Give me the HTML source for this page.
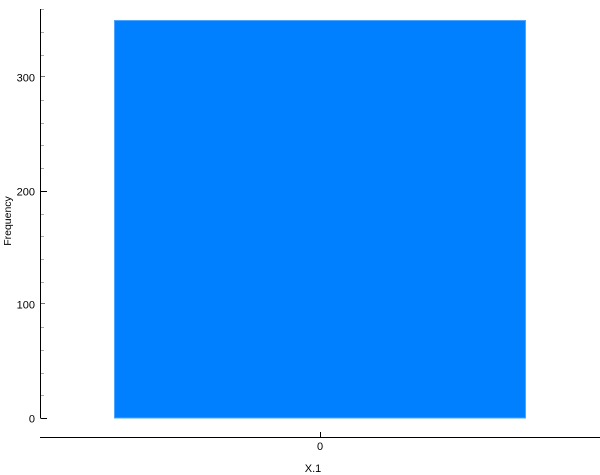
<!DOCTYPE html>
<html>
<head>
<meta charset="utf-8">
<style>
html,body{margin:0;padding:0;background:#fff;width:600px;height:475px;overflow:hidden}
svg{display:block}
text{font-family:"Liberation Sans",sans-serif;font-size:11px;fill:#000}
</style>
</head>
<body>
<svg id="chart" width="600" height="475" viewBox="0 0 600 475" xmlns="http://www.w3.org/2000/svg"></svg>
<script>
const categories = ['0'];
const frequencies = [350];
const yLabelTicks = [0, 100, 200, 300];
const yStrongTicks = [0, 200];
const yMediumTicks = [100, 300];
const yMinorTicks = [20, 40, 60, 80, 120, 140, 160, 180, 220, 240, 260, 280, 320, 340, 360];
const xAxisTitle = 'X.1';
const yAxisTitle = 'Frequency';

const svgNS = 'http://www.w3.org/2000/svg';
const svg = document.getElementById('chart');
const yBase = 418;
const yPerUnit = 1.1355;
function yScale(v) { return yBase - v * yPerUnit; }
const xBandLeft = 114.5;
const xBandWidth = 411;
function xBand(i) { return xBandLeft + i * xBandWidth / categories.length; }
function add(tag, attrs, text) {
  const el = document.createElementNS(svgNS, tag);
  for (const k in attrs) el.setAttribute(k, attrs[k]);
  if (text !== undefined) el.textContent = text;
  svg.appendChild(el);
  return el;
}

frequencies.forEach(function (v, i) {
  const bar = add('rect', {
    x: xBand(i), y: yScale(v),
    width: xBandWidth / categories.length, height: yBase - yScale(v),
    fill: '#007fff', stroke: '#4da5ff', 'stroke-width': 1, 'shape-rendering': 'crispEdges'
  });
  
  
});

const yAxis = add('line', { x1: 40.5, y1: 9, x2: 40.5, y2: yBase + 0.5, stroke: '#000', 'stroke-width': 1 });



yMinorTicks.forEach(function (v) {
  const y = Math.round(yScale(v)) + 0.5;
  const t = add('line', { x1: 41, y1: y, x2: 44, y2: y, stroke: '#aaa', 'stroke-width': 1 });
  
  
});

yMediumTicks.forEach(function (v) {
  const y = Math.round(yScale(v)) - 0.5;
  const t = add('line', { x1: 41, y1: y, x2: 45, y2: y, stroke: '#777', 'stroke-width': 1 });
  
  
});

yStrongTicks.forEach(function (v) {
  const y = Math.round(yScale(v)) + 0.5;
  const t = add('line', { x1: 41, y1: y, x2: 47, y2: y, stroke: '#000', 'stroke-width': 1 });
  
  
});

yLabelTicks.forEach(function (v) {
  const lab = add('text', { x: 35, y: Math.round(yScale(v)) + 4.5, 'text-anchor': 'end' }, String(v));
  
  
});

const xAxis = add('line', { x1: 40, y1: 437.5, x2: 600, y2: 437.5, stroke: '#000', 'stroke-width': 1 });



categories.forEach(function (c, i) {
  const cx = Math.round(xBand(i) + xBandWidth / categories.length / 2) + 0.5;
  const t = add('line', { x1: cx, y1: 432, x2: cx, y2: 437, stroke: '#000', 'stroke-width': 1 });
  
  
  const lab = add('text', { x: cx - 0.5, y: 450, 'text-anchor': 'middle' }, c);
  
  
});

const xTitle = add('text', { x: 313, y: 472, 'text-anchor': 'middle' }, xAxisTitle);



const yTitle = add('text', { x: 11, y: 221, 'text-anchor': 'middle', 'font-size': '10.5', style: 'font-size:10.5px', transform: 'rotate(-90 11 221)' }, yAxisTitle);


</script>
</body>
</html>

====

§ **PROBLEM TO WORK ON**: Write out exactly the lines between the start of the data and the line with "const yAxisTitle = 'Frequency';", including both, but none of the pictures.

§ **OUTPUT FOR THIS EXERCISE**:
Give me the HTML source for this page.
<!DOCTYPE html>
<html>
<head>
<meta charset="utf-8">
<style>
html,body{margin:0;padding:0;background:#fff;width:600px;height:475px;overflow:hidden}
svg{display:block}
text{font-family:"Liberation Sans",sans-serif;font-size:11px;fill:#000}
</style>
</head>
<body>
<svg id="chart" width="600" height="475" viewBox="0 0 600 475" xmlns="http://www.w3.org/2000/svg"></svg>
<script>
const categories = ['0'];
const frequencies = [350];
const yLabelTicks = [0, 100, 200, 300];
const yStrongTicks = [0, 200];
const yMediumTicks = [100, 300];
const yMinorTicks = [20, 40, 60, 80, 120, 140, 160, 180, 220, 240, 260, 280, 320, 340, 360];
const xAxisTitle = 'X.1';
const yAxisTitle = 'Frequency';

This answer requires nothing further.